SUPPLIED RECORDS:
<<<<
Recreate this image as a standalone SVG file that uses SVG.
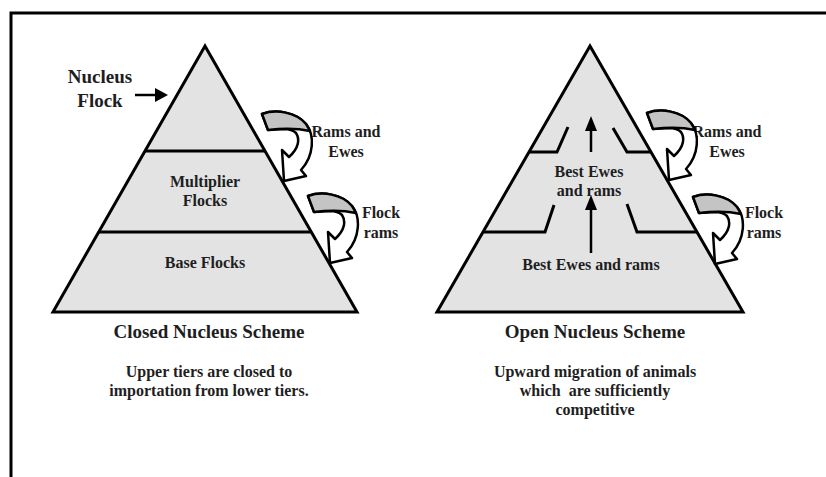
>>>>
<<<<
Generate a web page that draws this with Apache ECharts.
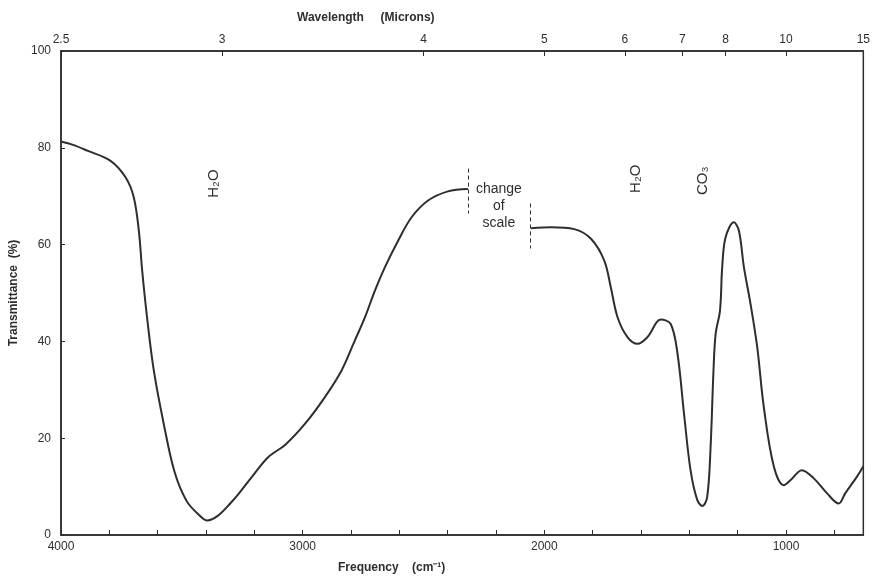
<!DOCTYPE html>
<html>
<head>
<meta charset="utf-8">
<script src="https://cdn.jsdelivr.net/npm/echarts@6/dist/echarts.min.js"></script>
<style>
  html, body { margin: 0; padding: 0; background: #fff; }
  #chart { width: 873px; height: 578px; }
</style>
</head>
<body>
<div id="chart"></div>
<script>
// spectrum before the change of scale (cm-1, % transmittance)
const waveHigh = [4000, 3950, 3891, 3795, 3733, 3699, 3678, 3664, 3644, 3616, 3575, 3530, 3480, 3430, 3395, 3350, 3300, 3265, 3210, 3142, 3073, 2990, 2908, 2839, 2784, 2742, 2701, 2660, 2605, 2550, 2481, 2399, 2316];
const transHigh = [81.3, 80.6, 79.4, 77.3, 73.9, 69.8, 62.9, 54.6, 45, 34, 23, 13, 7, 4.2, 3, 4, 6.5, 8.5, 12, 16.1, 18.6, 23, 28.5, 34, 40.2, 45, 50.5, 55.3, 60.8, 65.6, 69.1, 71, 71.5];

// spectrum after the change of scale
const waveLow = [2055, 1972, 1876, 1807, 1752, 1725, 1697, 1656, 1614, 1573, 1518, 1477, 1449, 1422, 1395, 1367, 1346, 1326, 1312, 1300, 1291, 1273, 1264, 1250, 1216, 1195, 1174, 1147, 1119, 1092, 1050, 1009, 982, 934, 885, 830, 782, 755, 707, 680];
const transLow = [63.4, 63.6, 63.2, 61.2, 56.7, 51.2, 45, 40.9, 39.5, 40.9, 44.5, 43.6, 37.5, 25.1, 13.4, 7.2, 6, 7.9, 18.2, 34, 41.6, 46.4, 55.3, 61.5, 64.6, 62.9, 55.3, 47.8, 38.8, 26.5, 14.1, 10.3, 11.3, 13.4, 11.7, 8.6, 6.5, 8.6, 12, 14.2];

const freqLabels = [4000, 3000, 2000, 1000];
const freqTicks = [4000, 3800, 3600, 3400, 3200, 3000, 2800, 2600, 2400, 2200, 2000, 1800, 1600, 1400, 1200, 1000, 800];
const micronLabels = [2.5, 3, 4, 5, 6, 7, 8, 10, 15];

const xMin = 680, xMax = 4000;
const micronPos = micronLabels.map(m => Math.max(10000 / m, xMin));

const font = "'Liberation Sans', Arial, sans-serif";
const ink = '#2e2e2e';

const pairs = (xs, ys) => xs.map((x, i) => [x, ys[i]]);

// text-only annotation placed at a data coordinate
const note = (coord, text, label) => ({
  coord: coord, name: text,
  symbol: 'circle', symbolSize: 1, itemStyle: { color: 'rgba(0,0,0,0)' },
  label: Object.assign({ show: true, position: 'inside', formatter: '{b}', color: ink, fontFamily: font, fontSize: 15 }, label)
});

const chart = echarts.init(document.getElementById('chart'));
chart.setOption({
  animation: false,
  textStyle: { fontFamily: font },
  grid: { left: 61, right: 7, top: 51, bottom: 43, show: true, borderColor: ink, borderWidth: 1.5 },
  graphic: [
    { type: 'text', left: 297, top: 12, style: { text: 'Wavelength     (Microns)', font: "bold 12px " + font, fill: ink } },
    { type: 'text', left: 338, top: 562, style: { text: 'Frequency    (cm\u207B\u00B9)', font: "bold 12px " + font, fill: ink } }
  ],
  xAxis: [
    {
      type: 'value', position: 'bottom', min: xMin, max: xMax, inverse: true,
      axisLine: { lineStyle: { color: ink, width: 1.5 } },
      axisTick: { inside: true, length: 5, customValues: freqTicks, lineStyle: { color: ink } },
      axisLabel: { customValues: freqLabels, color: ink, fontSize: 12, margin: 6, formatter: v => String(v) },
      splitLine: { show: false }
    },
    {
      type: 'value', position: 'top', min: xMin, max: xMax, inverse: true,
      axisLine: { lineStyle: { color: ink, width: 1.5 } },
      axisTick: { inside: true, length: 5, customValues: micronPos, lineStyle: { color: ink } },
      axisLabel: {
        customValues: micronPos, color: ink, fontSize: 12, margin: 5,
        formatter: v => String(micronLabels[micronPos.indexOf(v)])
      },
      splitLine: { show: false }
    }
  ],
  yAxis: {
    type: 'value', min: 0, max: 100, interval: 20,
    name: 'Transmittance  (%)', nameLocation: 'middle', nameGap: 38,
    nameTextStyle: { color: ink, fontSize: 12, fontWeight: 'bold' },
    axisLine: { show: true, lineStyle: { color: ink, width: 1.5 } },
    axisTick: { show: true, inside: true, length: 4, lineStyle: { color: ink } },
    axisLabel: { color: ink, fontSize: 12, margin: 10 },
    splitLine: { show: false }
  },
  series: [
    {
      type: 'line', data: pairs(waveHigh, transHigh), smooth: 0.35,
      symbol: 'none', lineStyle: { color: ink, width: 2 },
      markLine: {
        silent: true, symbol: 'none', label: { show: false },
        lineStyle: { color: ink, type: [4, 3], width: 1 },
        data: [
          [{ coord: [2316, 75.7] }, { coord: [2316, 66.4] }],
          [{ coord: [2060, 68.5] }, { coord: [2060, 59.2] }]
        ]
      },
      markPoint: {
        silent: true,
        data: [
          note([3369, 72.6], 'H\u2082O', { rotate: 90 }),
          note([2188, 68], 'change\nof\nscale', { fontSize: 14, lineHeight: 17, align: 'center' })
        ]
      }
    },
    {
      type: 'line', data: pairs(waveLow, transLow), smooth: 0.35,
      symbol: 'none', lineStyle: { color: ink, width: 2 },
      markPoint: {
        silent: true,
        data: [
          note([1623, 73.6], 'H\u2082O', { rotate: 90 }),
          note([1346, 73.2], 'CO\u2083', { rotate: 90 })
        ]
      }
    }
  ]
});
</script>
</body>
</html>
>>>>
INSTRUCTIONS FOR THE TASK: Identify the lines of the entries containing the string "that". Copy each such line.

EXERCISE OUTPUT:
Recreate this image as a standalone SVG file that uses SVG.
Generate a web page that draws this with Apache ECharts.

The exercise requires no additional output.